> INSTRUCTIONS TO FOLLOW:
Look through the records below, and copy out every line that holds the string "this".
------------------------------------------------
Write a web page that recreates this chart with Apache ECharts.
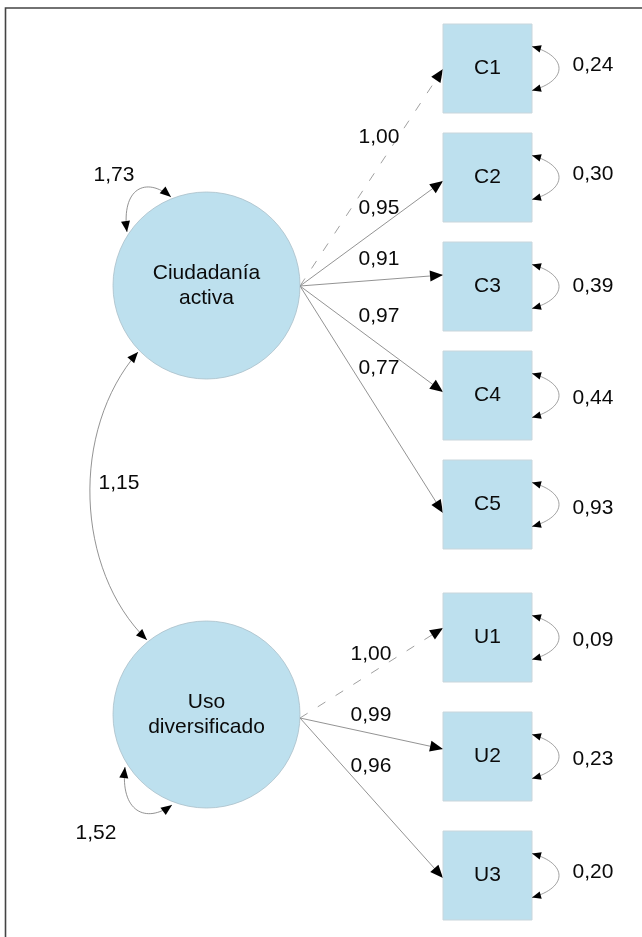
<!DOCTYPE html>
<html>
<head>
<meta charset="utf-8">
<script src="https://cdn.jsdelivr.net/npm/echarts@6/dist/echarts.min.js"></script>
<style>
html,body{margin:0;padding:0;background:#fff;}
#chart{width:642px;height:937px;}
</style>
</head>
<body>
<div id="chart"></div>
<script>
// ---------- DATA ----------
const latentNames = ['Ciudadanía\nactiva', 'Uso\ndiversificado'];
const latentVariances = [1.73, 1.52];
const factorCovariance = 1.15;
const indicatorNames = ['C1', 'C2', 'C3', 'C4', 'C5', 'U1', 'U2', 'U3'];
const indicatorFactor = [0, 0, 0, 0, 0, 1, 1, 1];
const loadings = [1.00, 0.95, 0.91, 0.97, 0.77, 1.00, 0.99, 0.96];
const loadingFixed = [true, false, false, false, false, true, false, false];
const errorVariances = [0.24, 0.30, 0.39, 0.44, 0.93, 0.09, 0.23, 0.20];

// ---------- LAYOUT (diagram space, 642 x 937) ----------
const latentCenter = [[206.5, 285.5], [206.5, 714.5]];
const latentRadius = 93.5;
const latentOut = [[300, 286], [300, 718]];
const boxLeft = 443, boxRight = 532;
const boxTop = [24, 133, 242, 351, 460, 593, 712, 831];
const boxSize = 89;
const arrowTipY = [69, 181, 275, 392, 513, 628, 749, 878];
const loadingLabelPos = [[379, 137], [379, 208], [379, 259], [379, 316], [379, 368], [371, 654], [371, 715], [371, 766]];
const errorLabelX = 593;
const errorLabelY = [65, 174, 286, 398, 508, 640, 759, 872];
const latentVarLabelPos = [[114, 175], [96, 833]];
const latentVarLoop = [
  [[127, 232], [121, 188], [146, 176], [171, 197]],
  [[125, 767], [120, 812], [146, 824], [172, 805]]
];
const covLoop = [[138, 352], [70, 430], [75, 570], [147, 640]];
const covLabelPos = [119, 483];

const FILL = '#bde0ee';
const FONT = 'Liberation Sans, Arial, sans-serif';
const fmt = v => v.toFixed(2).replace('.', ',');

function arrowHead(api, tip, from, len, half) {
  const t = api.coord(tip), f = api.coord(from);
  let dx = t[0] - f[0], dy = t[1] - f[1];
  const d = Math.hypot(dx, dy) || 1; dx /= d; dy /= d;
  const bx = t[0] - dx * len, by = t[1] - dy * len;
  return {
    type: 'polygon',
    shape: { points: [t, [bx - dy * half, by + dx * half], [bx + dy * half, by - dx * half]] },
    style: { fill: '#000' }
  };
}
function cubic(api, p, style) {
  const c = p.map(q => api.coord(q));
  return {
    type: 'bezierCurve',
    shape: { x1: c[0][0], y1: c[0][1], cpx1: c[1][0], cpy1: c[1][1], cpx2: c[2][0], cpy2: c[2][1], x2: c[3][0], y2: c[3][1] },
    style: Object.assign({ fill: null, stroke: '#777', lineWidth: 0.8 }, style || {})
  };
}
function text(api, pos, str, extra) {
  const c = api.coord(pos);
  return {
    type: 'text', x: c[0], y: c[1],
    style: Object.assign({ text: str, fill: '#0a0a0a', font: '21px ' + FONT, align: 'center', verticalAlign: 'middle' }, extra || {})
  };
}

const chart = echarts.init(document.getElementById('chart'), null, { renderer: 'canvas' });
chart.setOption({
  animation: false,
  backgroundColor: '#fff',
  grid: { left: 0, right: 0, top: 0, bottom: 0 },
  xAxis: { type: 'value', min: 0, max: 642, show: false },
  yAxis: { type: 'value', min: 0, max: 937, inverse: true, show: false },
  series: [
    // frame
    {
      type: 'custom', coordinateSystem: 'cartesian2d', data: [0], silent: true,
      renderItem: (params, api) => {
        const a = api.coord([5.5, 937]), b = api.coord([5.5, 8]), c = api.coord([642, 8]);
        return { type: 'polyline', shape: { points: [a, b, c] }, style: { stroke: '#444', lineWidth: 1.6, fill: null } };
      }
    },
    // loadings: arrows from factors to indicators
    {
      type: 'custom', coordinateSystem: 'cartesian2d', silent: true,
      data: loadings.map((v, i) => [i, v]),
      renderItem: (params, api) => {
        const i = api.value(0);
        const from = latentOut[indicatorFactor[i]];
        const tip = [boxLeft, arrowTipY[i]];
        const a = api.coord(from), b = api.coord(tip);
        const children = [
          { type: 'line', shape: { x1: a[0], y1: a[1], x2: b[0], y2: b[1] },
            style: { stroke: loadingFixed[i] ? '#888' : '#777', lineWidth: 0.8, lineDash: loadingFixed[i] ? [9, 12] : null } },
          arrowHead(api, tip, from, 13, 5.5),
          text(api, loadingLabelPos[i], fmt(api.value(1)))
        ];
        return { type: 'group', children };
      }
    },
    // indicator boxes + error variance loops
    {
      type: 'custom', coordinateSystem: 'cartesian2d', silent: true,
      data: errorVariances.map((v, i) => [i, v]),
      renderItem: (params, api) => {
        const i = api.value(0);
        const p0 = api.coord([boxLeft, boxTop[i]]), p1 = api.coord([boxRight, boxTop[i] + boxSize]);
        const cy = boxTop[i] + boxSize / 2;
        const loop = [[boxRight, cy - 22], [568, cy - 12], [568, cy + 12], [boxRight, cy + 22]];
        return {
          type: 'group', children: [
            { type: 'rect', shape: { x: p0[0], y: p0[1], width: p1[0] - p0[0], height: p1[1] - p0[1] },
              style: { fill: FILL, stroke: '#c9d6dc', lineWidth: 1 } },
            text(api, [(boxLeft + boxRight) / 2, cy], indicatorNames[i]),
            cubic(api, loop, { stroke: '#888' }),
            arrowHead(api, loop[0], loop[1], 9, 3.8),
            arrowHead(api, loop[3], loop[2], 9, 3.8),
            text(api, [errorLabelX, errorLabelY[i]], fmt(api.value(1)))
          ]
        };
      }
    },
    // latent factors + variance loops
    {
      type: 'custom', coordinateSystem: 'cartesian2d', silent: true,
      data: latentVariances.map((v, i) => [i, v]),
      renderItem: (params, api) => {
        const i = api.value(0);
        const c = api.coord(latentCenter[i]);
        const e = api.coord([latentCenter[i][0] + latentRadius, latentCenter[i][1]]);
        const L = latentVarLoop[i];
        return {
          type: 'group', children: [
            { type: 'circle', shape: { cx: c[0], cy: c[1], r: e[0] - c[0] }, style: { fill: FILL, stroke: '#a9bfc9', lineWidth: 0.8 } },
            text(api, latentCenter[i], latentNames[i], { lineHeight: 25 }),
            cubic(api, L),
            arrowHead(api, L[0], L[1], 11, 4.5),
            arrowHead(api, L[3], L[2], 11, 4.5),
            text(api, latentVarLabelPos[i], fmt(api.value(1)))
          ]
        };
      }
    },
    // factor covariance
    {
      type: 'custom', coordinateSystem: 'cartesian2d', silent: true,
      data: [[0, factorCovariance]],
      renderItem: (params, api) => ({
        type: 'group', children: [
          cubic(api, covLoop),
          arrowHead(api, covLoop[0], covLoop[1], 11, 4.5),
          arrowHead(api, covLoop[3], covLoop[2], 11, 4.5),
          text(api, covLabelPos, fmt(api.value(1)))
        ]
      })
    }
  ]
});
</script>
</body>
</html>
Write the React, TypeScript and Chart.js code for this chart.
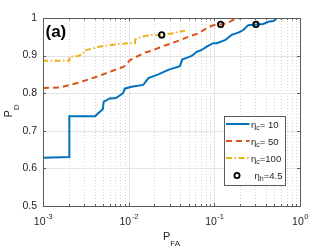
import React, { useEffect, useRef } from "react";
import { Chart, registerables } from "chart.js";

Chart.register(...registerables);

// ---- data ----
const pfa10 = [0.001, 0.001, 0.00203, 0.00203, 0.00405, 0.0050, 0.0051, 0.0060, 0.0071, 0.0086, 0.0090, 0.0108, 0.0148, 0.0170, 0.0222, 0.0290, 0.0397, 0.0423, 0.0476, 0.0544, 0.0622, 0.0712, 0.0814, 0.0973, 0.1066, 0.1332, 0.1594, 0.1905, 0.218, 0.249, 0.306, 0.373, 0.427, 0.488, 0.534];
const pd10 = [0.606, 0.628, 0.630, 0.739, 0.739, 0.758, 0.777, 0.786, 0.787, 0.800, 0.812, 0.817, 0.822, 0.840, 0.850, 0.862, 0.872, 0.890, 0.894, 0.899, 0.910, 0.915, 0.924, 0.933, 0.933, 0.941, 0.955, 0.961, 0.968, 0.981, 0.983, 0.984, 0.990, 0.992, 0.999];

const pfa50 = [0.001, 0.00158, 0.00207, 0.0027, 0.00354, 0.00463, 0.00605, 0.0079, 0.0087, 0.0105, 0.0155, 0.0186, 0.0243, 0.0318, 0.0397, 0.0520, 0.0650, 0.0814, 0.0973, 0.1186, 0.1393, 0.174, 0.208];
const pd50 = [0.814, 0.815, 0.822, 0.829, 0.838, 0.847, 0.857, 0.867, 0.870, 0.889, 0.908, 0.913, 0.924, 0.933, 0.941, 0.952, 0.959, 0.973, 0.981, 0.983, 0.986, 0.997, 1.0];

const pfa100 = [0.001, 0.001, 0.00203, 0.00203, 0.00258, 0.00295, 0.0030, 0.00463, 0.00724, 0.01038, 0.01186, 0.0119, 0.0142, 0.0186, 0.0243, 0.0318, 0.0397, 0.0455];
const pd100 = [0.817, 0.886, 0.886, 0.897, 0.899, 0.906, 0.913, 0.924, 0.930, 0.933, 0.933, 0.943, 0.950, 0.955, 0.955, 0.959, 0.964, 0.966];

const markerPfa = [0.0243, 0.1186, 0.306];
const markerPd = [0.955, 0.983, 0.983];

const yTicks = [0.5, 0.6, 0.7, 0.8, 0.9, 1.0];
const xDecades = [-3, -2, -1, 0];
const legendLabels = [
  { base: "\u03b7", sub: "c", rest: "= 10" },
  { base: "\u03b7", sub: "c", rest: "= 50" },
  { base: "\u03b7", sub: "c", rest: "=100" },
  { base: "\u03b7", sub: "h", rest: "=4.5" },
];

const BLUE = "#0072BD";
const ORANGE = "#D95319";
const YELLOW = "#EDB120";
const TXT = "#262626";
const AXC = "#5c5c5c";
const FONT = "'Liberation Sans', Arial, Helvetica, sans-serif";
const DASH50 = [6, 4];
const DASH100 = [6, 2.5, 1.5, 2.5];

const zip = (xs: number[], ys: number[]) => xs.map((v, i) => ({ x: v, y: ys[i] }));

const decorPlugin = {
  id: "decor",
  beforeDatasetsDraw(chart: any) {
    const { ctx, chartArea, scales } = chart;
    const { left, right, top, bottom } = chartArea;
    const xs = scales.x;
    const ys = scales.y;
    ctx.save();
    ctx.lineWidth = 1;
    // minor x grid (dotted)
    ctx.strokeStyle = "#d4d4d4";
    ctx.setLineDash([1, 2]);
    for (const d of [-3, -2, -1]) {
      for (let k = 2; k <= 9; k++) {
        const px = Math.round(xs.getPixelForValue(k * Math.pow(10, d))) + 0.5;
        ctx.beginPath();
        ctx.moveTo(px, top);
        ctx.lineTo(px, bottom);
        ctx.stroke();
      }
    }
    // major grid
    ctx.setLineDash([]);
    ctx.strokeStyle = "#e4e4e4";
    for (const d of [-2, -1]) {
      const px = Math.round(xs.getPixelForValue(Math.pow(10, d))) + 0.5;
      ctx.beginPath();
      ctx.moveTo(px, top);
      ctx.lineTo(px, bottom);
      ctx.stroke();
    }
    for (const v of yTicks.slice(1, -1)) {
      const py = Math.round(ys.getPixelForValue(v)) + 0.5;
      ctx.beginPath();
      ctx.moveTo(left, py);
      ctx.lineTo(right, py);
      ctx.stroke();
    }
    ctx.restore();
  },
  afterDatasetsDraw(chart: any) {
    const { ctx, chartArea, scales } = chart;
    const { left, right, top, bottom } = chartArea;
    const xs = scales.x;
    const ys = scales.y;
    ctx.save();
    // box
    ctx.strokeStyle = AXC;
    ctx.lineWidth = 1;
    ctx.setLineDash([]);
    ctx.strokeRect(left + 0.5, top + 0.5, right - left, bottom - top);
    // ticks
    ctx.beginPath();
    for (const v of yTicks.slice(1, -1)) {
      const py = Math.round(ys.getPixelForValue(v)) + 0.5;
      ctx.moveTo(left, py);
      ctx.lineTo(left + 3, py);
      ctx.moveTo(right, py);
      ctx.lineTo(right - 3, py);
    }
    for (const d of [-3, -2, -1]) {
      for (let k = 1; k <= 9; k++) {
        if (d === -3 && k === 1) continue;
        const px = Math.round(xs.getPixelForValue(k * Math.pow(10, d))) + 0.5;
        const len = k === 1 ? 3 : 2;
        ctx.moveTo(px, bottom);
        ctx.lineTo(px, bottom - len);
        ctx.moveTo(px, top);
        ctx.lineTo(px, top + len);
      }
    }
    ctx.stroke();

    // x tick labels 10^n
    ctx.fillStyle = TXT;
    ctx.textBaseline = "alphabetic";
    ctx.textAlign = "left";
    for (const d of xDecades) {
      const px = xs.getPixelForValue(Math.pow(10, d));
      ctx.font = `10.5px ${FONT}`;
      const w1 = ctx.measureText("10").width;
      ctx.font = `7.5px ${FONT}`;
      const e = String(d);
      const w2 = ctx.measureText(e).width;
      const x0 = px - (w1 + w2) / 2;
      ctx.font = `10.5px ${FONT}`;
      ctx.fillText("10", x0, 224.5);
      ctx.font = `7.5px ${FONT}`;
      ctx.fillText(e, x0 + w1 + 0.5, 218.5);
    }
    // x axis label P_FA
    ctx.font = `11px ${FONT}`;
    const wP = ctx.measureText("P").width;
    ctx.font = `8px ${FONT}`;
    const wFA = ctx.measureText("FA").width;
    const cx = (left + right) / 2;
    const lx = cx - (wP + wFA) / 2;
    ctx.font = `11px ${FONT}`;
    ctx.fillText("P", lx, 240);
    ctx.font = `8px ${FONT}`;
    ctx.fillText("FA", lx + wP, 245.5);

    // y axis label P_D (rotated)
    ctx.save();
    ctx.translate(11.5, (top + bottom) / 2 - 1);
    ctx.rotate(-Math.PI / 2);
    ctx.font = `11px ${FONT}`;
    const wP2 = ctx.measureText("P").width;
    ctx.font = `8px ${FONT}`;
    const wD = ctx.measureText("D").width;
    const ly = -(wP2 + wD) / 2;
    ctx.font = `11px ${FONT}`;
    ctx.fillText("P", ly, 0);
    ctx.font = `8px ${FONT}`;
    ctx.fillText("D", ly + wP2, 7.5);
    ctx.restore();

    // (a)
    ctx.font = `bold 17px ${FONT}`;
    ctx.fillStyle = "#000";
    ctx.fillText("(a)", 45.5, 37);

    // legend
    const bx = 224, by = 116, bw = 61, bh = 69;
    ctx.fillStyle = "#fff";
    ctx.fillRect(bx, by, bw, bh);
    ctx.strokeStyle = AXC;
    ctx.lineWidth = 1;
    ctx.strokeRect(bx + 0.5, by + 0.5, bw, bh);
    const rowY = [124, 141, 158, 175.5];
    const styles = [
      { color: BLUE, dash: [] as number[] },
      { color: ORANGE, dash: DASH50 },
      { color: YELLOW, dash: DASH100 },
    ];
    for (let i = 0; i < 3; i++) {
      ctx.strokeStyle = styles[i].color;
      ctx.lineWidth = 2;
      ctx.setLineDash(styles[i].dash);
      ctx.beginPath();
      ctx.moveTo(226, rowY[i]);
      ctx.lineTo(249.5, rowY[i]);
      ctx.stroke();
    }
    ctx.setLineDash([]);
    ctx.strokeStyle = "#000";
    ctx.lineWidth = 1.8;
    ctx.beginPath();
    ctx.arc(237, rowY[3], 2.6, 0, Math.PI * 2);
    ctx.stroke();
    ctx.fillStyle = TXT;
    legendLabels.forEach((lab, i) => {
      let tx = i === 3 ? 254.5 : 251;
      const base = rowY[i] + 3.5;
      ctx.font = `9.5px ${FONT}`;
      ctx.fillText(lab.base, tx, base);
      tx += ctx.measureText(lab.base).width;
      ctx.font = `7px ${FONT}`;
      ctx.fillText(lab.sub, tx, base + 2);
      tx += ctx.measureText(lab.sub).width;
      ctx.font = `9.5px ${FONT}`;
      ctx.fillText(lab.rest, tx, base);
    });
    ctx.restore();
  },
};

export default function App() {
  const ref = useRef<HTMLCanvasElement>(null);
  useEffect(() => {
    if (!ref.current) return;
    const chart = new Chart(ref.current, {
      type: "line",
      data: {
        datasets: [
          {
            label: "\u03b7h=4.5",
            data: zip(markerPfa, markerPd),
            showLine: false,
            pointRadius: 2.7,
            pointBorderWidth: 1.8,
            pointBorderColor: "#000",
            pointBackgroundColor: "rgba(0,0,0,0)",
            borderColor: "#000",
          } as any,
          {
            label: "\u03b7c=100",
            data: zip(pfa100, pd100),
            borderColor: YELLOW,
            borderWidth: 2,
            borderDash: DASH100,
            pointRadius: 0,
            tension: 0,
            fill: false,
          },
          {
            label: "\u03b7c= 50",
            data: zip(pfa50, pd50),
            borderColor: ORANGE,
            borderWidth: 2,
            borderDash: DASH50,
            pointRadius: 0,
            tension: 0,
            fill: false,
          },
          {
            label: "\u03b7c= 10",
            data: zip(pfa10, pd10),
            borderColor: BLUE,
            borderWidth: 2,
            pointRadius: 0,
            tension: 0,
            fill: false,
          },
        ],
      },
      options: {
        responsive: false,
        animation: false,
        parsing: false as any,
        layout: { padding: { top: 18, right: 32, left: 0, bottom: 0 } },
        plugins: { legend: { display: false }, tooltip: { enabled: false } },
        scales: {
          x: {
            type: "logarithmic",
            min: 0.001,
            max: 1,
            grid: { display: false, drawTicks: false },
            border: { display: false },
            ticks: { display: false },
            afterFit: (s: any) => {
              s.height = 43;
            },
          },
          y: {
            type: "linear",
            min: 0.5,
            max: 1,
            grid: { display: false, drawTicks: false },
            border: { display: false },
            afterBuildTicks: (s: any) => {
              s.ticks = yTicks.map((v) => ({ value: v }));
            },
            ticks: {
              padding: 6,
              color: TXT,
              font: { family: FONT, size: 10.5 },
              callback: (v: any) => String(Number(Number(v).toFixed(1))),
            },
            afterFit: (s: any) => {
              s.width = 43;
            },
          },
        },
      },
      plugins: [decorPlugin],
    });
    return () => chart.destroy();
  }, []);
  return (
    <div style={{ position: "absolute", left: 0, top: 0, width: 332, height: 249, background: "#fff" }}>
      <canvas ref={ref} width={332} height={249} />
    </div>
  );
}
------------------------------------------------
> IN RESPONSE:
Write a web page that recreates this chart with Apache ECharts.
Write the React, TypeScript and Chart.js code for this chart.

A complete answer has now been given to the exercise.